L’aggiunta sudcoreana del 6 ottobre al catalogo Netflix è Ballerina, il revenge thriller diretto da Lee Chung-hyeon (promettente regista classe 1990) con protagonisti Jeon Jong-seo e Kim Ji-hoon, i volti noti di Tokyo e Denver ne La Casa di Carta Corea. E quasi fosse opera del destino, la seconda collaborazione sul set dei due attori é ancora un progetto poco significativo destinato a collezionare visualizzazioni restando nell’ombra, insieme a tanti altri titoli dimenticabili e con una sinossi alla stregua di un lavoro di copiatura.
La sinossi di Ballerina
Dopo un insolitamente lungo periodo di silenzio Ok-ju (Jeon Jong-seo) riceve una telefonata dalla sua amica Min-hee, ballerina classica, e si precipita a casa sua per trascorrere una serata insieme. Ad attenderla, invece di Min-hee, trova il suo cadavere nella vasca da bagno, le sue scarpette da ballo accuratamente impacchettate e un biglietto con su un’esplicita richiesta di vendetta. Sarà l’inizio di un viaggio senza ritorno per Ok-ju, macchiato dal sangue e da dolorose realtà.

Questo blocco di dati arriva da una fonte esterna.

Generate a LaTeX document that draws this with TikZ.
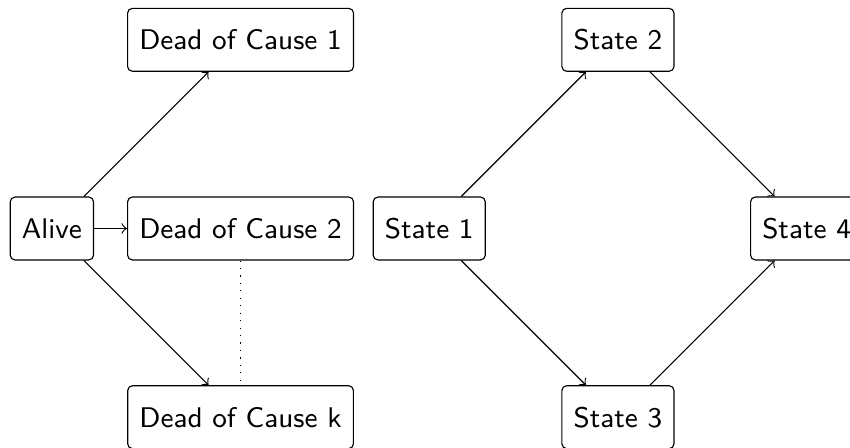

Ballerina, niente di nuovo sotto il sole
Tra i molteplici modi di strutturare un revenge movie, Ballerina opta per quello più carnale e immediato, eludendo completamente la dimensione introspettiva, indispensabile ad elevare il valore di una pellicola. Un approccio non da condannare in assoluto ma il cui risultato, per quanto studiato, si riesce agevolmente a prevedere: il tipico effetto alla John Wick, perfetto per un sabato sera sul divano a mangiare popcorn, in cerca di una semplice e dimenticabile distrazione.
In Ballerina non esiste una trama su cui concentrarsi: invece da un solo biglietto e qualche accenno di flashback il film si affretta verso un finale prevedibile e svuotato di pathos, seguendo un percorso all’apparenza tortuoso ma in realtà tremendamente lineare. Un ritrovo di dinamiche ripetitive la cui violenza, sorprendente solo nei primi 2000, è diventata oramai vecchia scuola tanto da richiedere ulteriore supporto del copione per non scadere nella solita americanata di poca importanza.
Peccato per i corpo a corpo esteticamente notevoli, che palesano un importante lavoro preparatorio ma che non riescono, da soli, ad elevare un prodotto povero. Peccato anche per la protagonista Jeon Jong-seo, il cui talento in Burning (2018) e The Call (2018) era già emerso e che in Ballerina non scade di qualità, nonostante il contorno non le consenta di brillare come potrebbe.
L’inesorabile declino del revenge thriller
Ballerina sfoggia i suoi combattimenti coreografati e la sua protagonista come fossero un trofeo, per compensare l’assenza di una vera storia da raccontare, o per lo meno di una che non sia stata già raccontata allo stesso identico modo e tante altre volte. Prova lampante della mancanza di risorse è la sua brevità (un’ora e mezza appena), forse frutto del desiderio di attrarre la massiccia fetta di pubblico non disposta a sprecarsi più di tanto per un film mediocre, ma estasiata dal crudo e giusto compimento della giustizia.
Il nocciolo della questione sta proprio qui. Per quanto di giustizia non se ne abbia mai abbastanza, non sono il sangue e le botte a soddisfare lo spettatore. Neanche quello in cerca di genuino intrattenimento che, dopo anni di revenge movie con Liam Neeson e Denzel Washington, di zuffe e sparatorie ne ha fin sopra i capelli. La giustizia, quella vera, bisogna saperla rappresentare in modo da farne assaporare ogni singola fase finché il climax finale non sopraggiunge impetuosamente: un piatto che va servito freddo, si dice, per cui l’attesa vale la pena quanto il primo boccone.
Con Ballerina, che in questo fallisce, siamo più vicini a una versione sudcoreana di Peppermint – L’angelo della vendetta anonimamente aggressiva, scontata, e ben lontana dalla meticolosa pianificazione vista in The Glory, meritevole di contro sia di attenzione che di esultanza. E non potremmo essere più lontani da Lady Vendetta di Park Chan-wook, a cui il film palesemente tenta di fare riferimento. Riuscendo però solo a sbirciarlo, da lontanissimo.